Figure scripts
☆ ☆ ☆ ☆

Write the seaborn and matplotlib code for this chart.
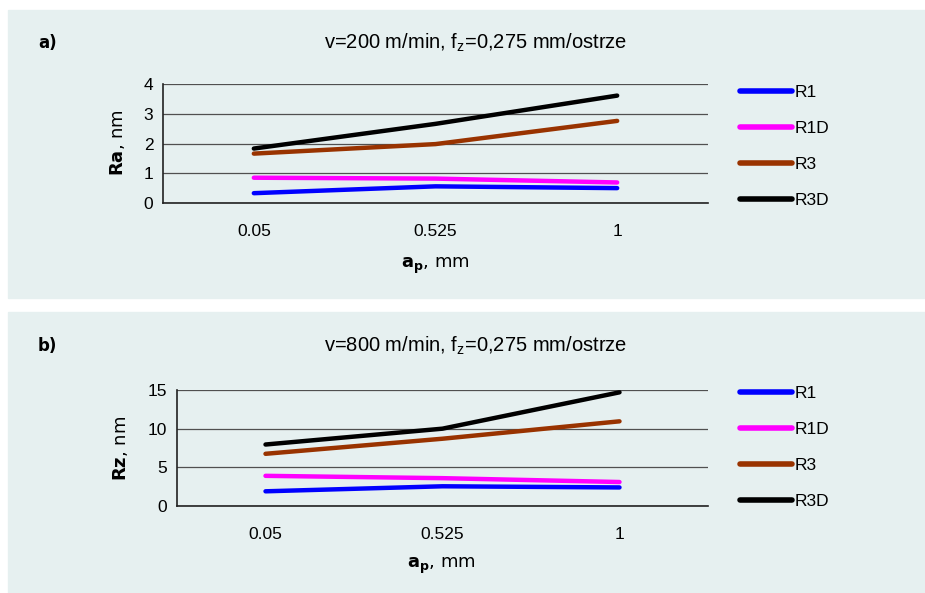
import pandas as pd
import matplotlib
matplotlib.use("Agg")
import matplotlib.pyplot as plt
import seaborn as sns
from matplotlib.patches import Rectangle
from matplotlib.ticker import FixedLocator

# dane
ap_labels = ["0.05", "0.525", "1"]
series = ["R1", "R1D", "R3", "R3D"]

ra_r1 = [0.33, 0.56, 0.50]
ra_r1d = [0.85, 0.82, 0.69]
ra_r3 = [1.66, 1.98, 2.76]
ra_r3d = [1.83, 2.66, 3.61]

rz_r1 = [1.9, 2.55, 2.4]
rz_r1d = [3.9, 3.6, 3.1]
rz_r3 = [6.75, 8.7, 10.95]
rz_r3d = [7.95, 10.0, 14.7]

colors = ["#0000FF", "#FF00FF", "#993300", "#000000"]
bg = "#E6F0F0"


def make_df(vals):
    rows = []
    for name, v in zip(series, vals):
        for lab, y in zip(ap_labels, v):
            rows.append({"ap": lab, "val": y, "seria": name})
    return pd.DataFrame(rows)


sns.set_style("white")
plt.rcParams["font.family"] = ["Liberation Sans", "DejaVu Sans"]
plt.rcParams["text.color"] = "black"
plt.rcParams["xtick.color"] = "black"
plt.rcParams["ytick.color"] = "black"
plt.rcParams["mathtext.fontset"] = "dejavusans"

fig = plt.figure(figsize=(9.25, 5.93), dpi=100)
fig.patches.append(Rectangle((8 / 925, 1 - 298 / 593), 1, 288 / 593,
                             transform=fig.transFigure, color=bg, zorder=-10))
fig.patches.append(Rectangle((8 / 925, 0), 1, 1 - 312 / 593,
                             transform=fig.transFigure, color=bg, zorder=-10))

panels = [
    dict(rect=[163 / 925, 1 - 203 / 593, 545 / 925, 119 / 593],
         df=make_df([ra_r1, ra_r1d, ra_r3, ra_r3d]), ylim=(0, 4), yt=[0, 1, 2, 3, 4],
         ylab=r"$\mathbf{Ra}$, nm", tag="a)", title_v="200",
         tag_y=43, xl_y=266, xl_x=435, yl_x=117, yl_y=143, leg_top=69),
    dict(rect=[177 / 925, 1 - 506 / 593, 531 / 925, 116 / 593],
         df=make_df([rz_r1, rz_r1d, rz_r3, rz_r3d]), ylim=(0, 15), yt=[0, 5, 10, 15],
         ylab=r"$\mathbf{Rz}$, nm", tag="b)", title_v="800",
         tag_y=346, xl_y=566, xl_x=441, yl_x=120, yl_y=448, leg_top=370),
]

for p in panels:
    ax = fig.add_axes(p["rect"])
    ax.set_facecolor("none")
    sns.lineplot(data=p["df"], x="ap", y="val", hue="seria", palette=colors,
                 linewidth=3.2, sort=False, ax=ax, legend=True)
    ax.set_xlim(-0.5, 2.5)
    ax.set_ylim(*p["ylim"])
    ax.set_yticks(p["yt"])
    ax.set_xticks([0, 1, 2])
    ax.set_xticklabels(ap_labels)
    ax.xaxis.set_minor_locator(FixedLocator([-0.5, 0.5, 1.5, 2.5]))
    ax.tick_params(axis="x", which="major", length=0, pad=15, labelsize=12.5)
    ax.tick_params(axis="x", which="minor", length=6, width=1, color="#222222", direction="out")
    ax.tick_params(axis="y", length=4, width=1, color="#222222", labelsize=12.5, pad=3)
    ax.grid(axis="y", color="#505050", linewidth=0.9)
    ax.set_axisbelow(True)
    for s in ["top", "right"]:
        ax.spines[s].set_visible(False)
    for s in ["left", "bottom"]:
        ax.spines[s].set_color("#222222")
        ax.spines[s].set_linewidth(1.2)
    ax.set_xlabel("")
    ax.set_ylabel("")

    h, l = ax.get_legend_handles_labels()
    for hh in h:
        hh.set_linewidth(4)
    ax.legend(h, l, loc="upper left", bbox_to_anchor=(724 / 925, 1 - p["leg_top"] / 593),
              bbox_transform=fig.transFigure, frameon=False, fontsize=12.5,
              handlelength=3.0, handletextpad=0.15, labelspacing=1.2)

    fig.text(38 / 925, 1 - p["tag_y"] / 593, p["tag"], fontsize=12, fontweight="bold",
             family="DejaVu Sans", va="center")
    fig.text(476 / 925, 1 - p["tag_y"] / 593,
             "v=" + p["title_v"] + " m/min, f$_\\mathregular{z}$=0,275 mm/ostrze",
             fontsize=14.5, ha="center", va="center")
    fig.text(p["xl_x"] / 925, 1 - p["xl_y"] / 593, r"$\mathbf{a_p}$, mm",
             fontsize=13, ha="center", va="center", family="DejaVu Sans")
    fig.text(p["yl_x"] / 925, 1 - p["yl_y"] / 593, p["ylab"], fontsize=13,
             rotation=90, ha="center", va="center", family="DejaVu Sans")

fig.savefig("out.png", dpi=100, facecolor="white")
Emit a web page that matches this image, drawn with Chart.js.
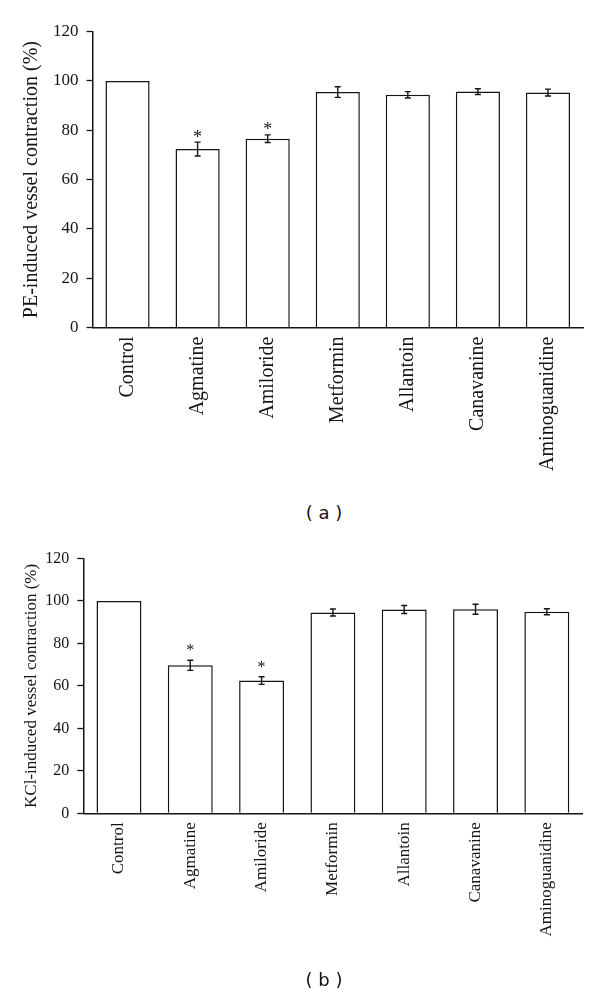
<!DOCTYPE html>
<html>
<head>
<meta charset="utf-8">
<script src="https://cdn.jsdelivr.net/npm/chart.js@4.4.1/dist/chart.umd.min.js"></script>
<style>
  html, body { margin:0; padding:0; background:#fff; }
  body { width:600px; height:994px; position:relative; overflow:hidden; }
  canvas { position:absolute; left:0; }
  .panel-lbl { position:absolute; width:600px; left:24px; text-align:center; font-family:"DejaVu Sans", sans-serif; font-size:18px; color:#111; }
</style>
</head>
<body>
<canvas id="pe-chart" width="600" height="500" style="top:0"></canvas>
<div class="panel-lbl" style="top:502px">( a )</div>
<canvas id="kcl-chart" width="600" height="494" style="top:500px"></canvas>
<div class="panel-lbl" style="top:969px">( b )</div>

<script>
const categories = ['Control','Agmatine','Amiloride','Metformin','Allantoin','Canavanine','Aminoguanidine'];

// (a) PE-induced
const peValues = [100, 72.4, 76.6, 95.5, 94.4, 95.7, 95.3];
const peErrors = [0, 2.8, 1.55, 2.15, 1.3, 1.15, 1.4];
const peStars  = ['', '*', '*', '', '', '', ''];

// (b) KCl-induced
const kclValues = [100, 69.7, 62.5, 94.6, 96.0, 96.1, 94.9];
const kclErrors = [0, 2.4, 1.8, 1.65, 1.9, 2.35, 1.4];
const kclStars  = ['', '*', '*', '', '', '', ''];

const yMin = 0, yMax = 120, yStep = 20;

const INK = '#151515';
const SERIF = '"Liberation Serif", "Times New Roman", serif';

// error bars + significance stars, drawn through the y scale
const errorBarPlugin = {
  id: 'errbars',
  afterDatasetsDraw(chart, args, opts) {
    const {ctx} = chart;
    const ys = chart.scales.y;
    const meta = chart.getDatasetMeta(0);
    ctx.save();
    ctx.strokeStyle = INK;
    ctx.lineWidth = 1.4;
    meta.data.forEach((bar, i) => {
      const v = opts.values[i], e = opts.errors[i];
      const x = bar.x;
      const yTop = ys.getPixelForValue(v + e);
      const yBot = ys.getPixelForValue(v - e);
      if (e > 0) {
        ctx.beginPath();
        ctx.moveTo(x, yTop); ctx.lineTo(x, yBot);
        ctx.moveTo(x - 3, yTop); ctx.lineTo(x + 3, yTop);
        ctx.moveTo(x - 3, yBot); ctx.lineTo(x + 3, yBot);
        ctx.stroke();
      }
      if (opts.stars[i]) {
        const cy = yTop - opts.starGap;
        ctx.fillStyle = INK;
        ctx.font = `${opts.starSize}px ${SERIF}`;
        ctx.textAlign = 'center';
        ctx.textBaseline = 'alphabetic';
        ctx.fillText(opts.stars[i], x, cy + opts.starSize * 0.49);
      }
    });
    ctx.restore();
  }
};

function makeChart(id, cfg) {
  const ctx = document.getElementById(id).getContext('2d');
  return new Chart(ctx, {
    type: 'bar',
    data: {
      labels: categories,
      datasets: [{
        data: cfg.values,
        backgroundColor: '#fff',
        borderColor: INK,
        borderWidth: 1.5,
        barPercentage: 0.63,
        categoryPercentage: 1
      }]
    },
    options: {
      responsive: false,
      devicePixelRatio: 1,
      animation: false,
      layout: {padding: {top: cfg.top, right: cfg.right, left: 0, bottom: 0}},
      plugins: {
        legend: {display: false},
        tooltip: {enabled: false},
        errbars: {values: cfg.values, errors: cfg.errors, stars: cfg.stars, starGap: cfg.starGap, starSize: cfg.starSize}
      },
      scales: {
        x: {
          grid: {display: false, drawTicks: false},
          border: {display: true, color: INK, width: 1.5},
          ticks: {color: INK, font: {family: SERIF, size: cfg.catFont}, minRotation: 90, maxRotation: 90, padding: 9, autoSkip: false},
          afterFit: s => { s.height = cfg.xHeight; }
        },
        y: {
          min: yMin, max: yMax,
          grid: {drawOnChartArea: false, drawTicks: true, tickLength: 6, tickColor: INK, tickWidth: 1.3},
          border: {display: true, color: INK, width: 1.5},
          ticks: {stepSize: yStep, color: INK, font: {family: SERIF, size: cfg.tickFont}, padding: 8},
          title: {display: true, text: cfg.title, color: INK, font: {family: SERIF, size: cfg.titleFont}, padding: {top: cfg.titlePad, bottom: 0}},
          afterFit: s => { s.width = cfg.yWidth; }
        }
      }
    },
    plugins: [errorBarPlugin]
  });
}

makeChart('pe-chart', {
  values: peValues, errors: peErrors, stars: peStars,
  title: 'PE-induced vessel contraction (%)',
  top: 31.7, right: 17, yWidth: 92.5, xHeight: 172.5,
  catFont: 20, tickFont: 17, titleFont: 20, titlePad: 20,
  starGap: 8.3, starSize: 18
});

makeChart('kcl-chart', {
  values: kclValues, errors: kclErrors, stars: kclStars,
  title: 'KCl-induced vessel contraction (%)',
  top: 58.5, right: 17.5, yWidth: 83.3, xHeight: 180.7,
  catFont: 17, tickFont: 16, titleFont: 17, titlePad: 21.5,
  starGap: 13, starSize: 16
});
</script>
</body>
</html>
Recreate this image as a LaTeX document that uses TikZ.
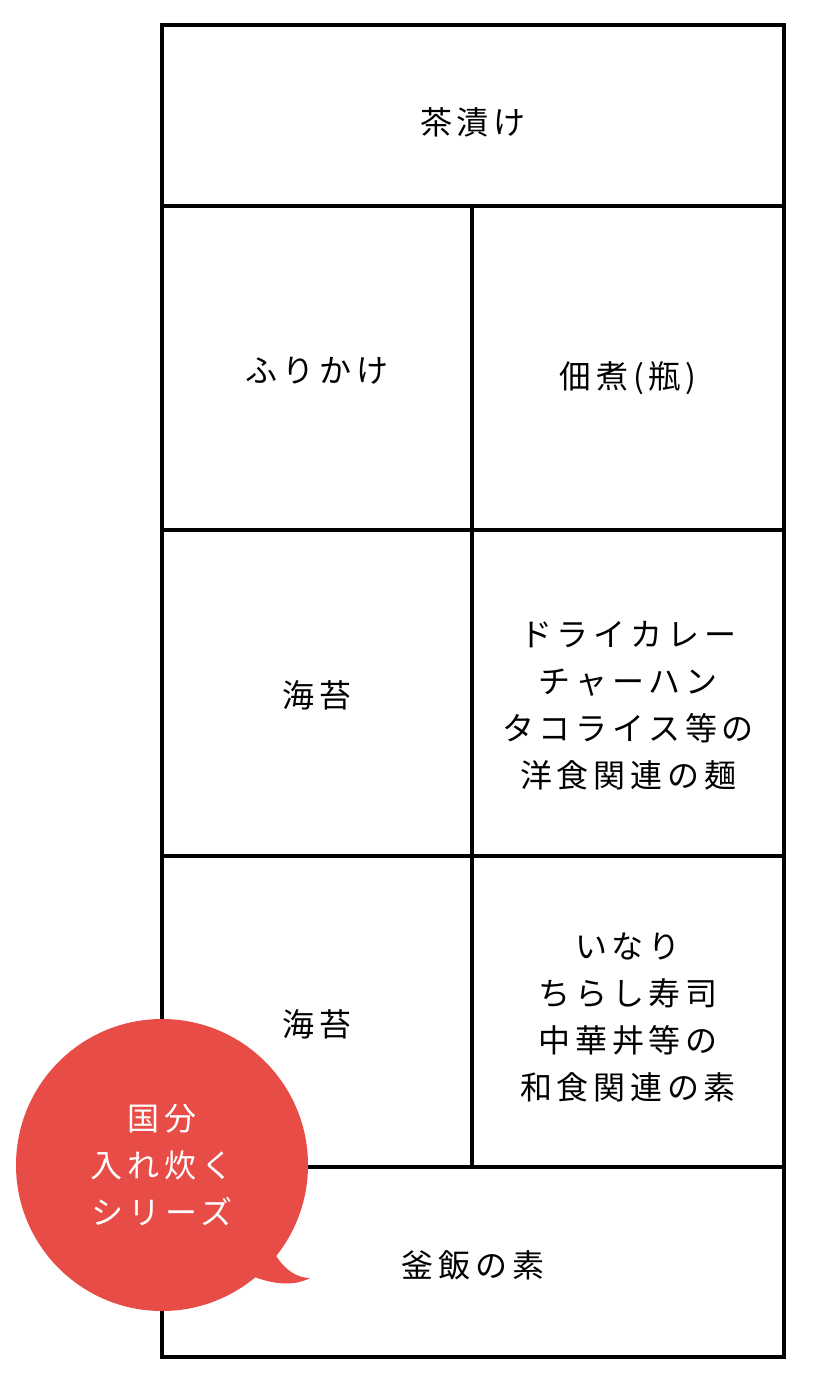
\documentclass[tikz,border=0pt]{standalone}
\usepackage{fontspec}
\usetikzlibrary{positioning}
\newfontfamily\jp{Noto Sans CJK JP}[LetterSpace=15]
\definecolor{bubblered}{HTML}{E84C47}
\tikzstyle{cell} = [draw, line width=4pt, rectangle, inner sep=0pt,
    outer sep=0pt, align=center]
\tikzstyle{wide} = [cell, minimum width=622pt]
\tikzstyle{lcell} = [cell, minimum width=310pt]
\tikzstyle{rcell} = [cell, minimum width=312pt]
\tikzstyle{bubble} = [circle, fill=bubblered, text=white, inner sep=0pt,
    minimum size=292pt, align=center]
\tikzset{every label/.style={align=center, inner sep=0pt}}

\begin{document}
\begin{tikzpicture}[x=1pt, y=-1pt, font={\jp\fontsize{32}{47}\selectfont}]
    \useasboundingbox (0,0) rectangle (813,1380);
    \node [wide, minimum height=181pt, anchor=north west,
        label={[yshift=-7pt]center:茶漬け}] (chazuke) at (162,25) {};
    \node [lcell, minimum height=324pt, below right=0pt of chazuke.south west,
        label={[yshift=-3pt]center:ふりかけ}] (furikake) {};
    \node [rcell, minimum height=324pt, right=0pt of furikake,
        label={[yshift=-10pt]center:佃煮(瓶)}] (tsukudani) {};
    \node [lcell, minimum height=326pt, below=0pt of furikake,
        label={[yshift=-2pt]center:海苔}] (nori) {};
    \node [rcell, minimum height=326pt, right=0pt of nori,
        label={[yshift=-13pt]center:ドライカレー\\チャーハン\\タコライス等の\\洋食関連の麺}] (yoshoku) {};
    \node [lcell, minimum height=311pt, below=0pt of nori,
        label={[yshift=-13pt]center:海苔}] (noriw) {};
    \node [rcell, minimum height=311pt, right=0pt of noriw,
        label={[yshift=-6pt]center:いなり\\ちらし寿司\\中華丼等の\\和食関連の素}] (washoku) {};
    \node [wide, minimum height=190pt, below right=0pt of noriw.south west,
        label={[yshift=-3pt]center:釜飯の素}] (kamameshi) {};
    % speech bubble
    \fill [bubblered] (275,1254) .. controls (285,1271) and (298,1278) .. (310,1278)
        .. controls (295,1286) and (274,1285) .. (252,1276) -- cycle;
    \node [bubble] (kokubu) at (162,1165) {国分\\入れ炊く\\シリーズ};
\end{tikzpicture}
\end{document}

☆ ☆ ☆ ☆

Return nothing but the lines running from the start of the data to the line with "rz_r3d = [7.95, 10.0, 14.7]", please, both ends included and no pictures.

Write the seaborn and matplotlib code for this chart.
import pandas as pd
import matplotlib
matplotlib.use("Agg")
import matplotlib.pyplot as plt
import seaborn as sns
from matplotlib.patches import Rectangle
from matplotlib.ticker import FixedLocator

# dane
ap_labels = ["0.05", "0.525", "1"]
series = ["R1", "R1D", "R3", "R3D"]

ra_r1 = [0.33, 0.56, 0.50]
ra_r1d = [0.85, 0.82, 0.69]
ra_r3 = [1.66, 1.98, 2.76]
ra_r3d = [1.83, 2.66, 3.61]

rz_r1 = [1.9, 2.55, 2.4]
rz_r1d = [3.9, 3.6, 3.1]
rz_r3 = [6.75, 8.7, 10.95]
rz_r3d = [7.95, 10.0, 14.7]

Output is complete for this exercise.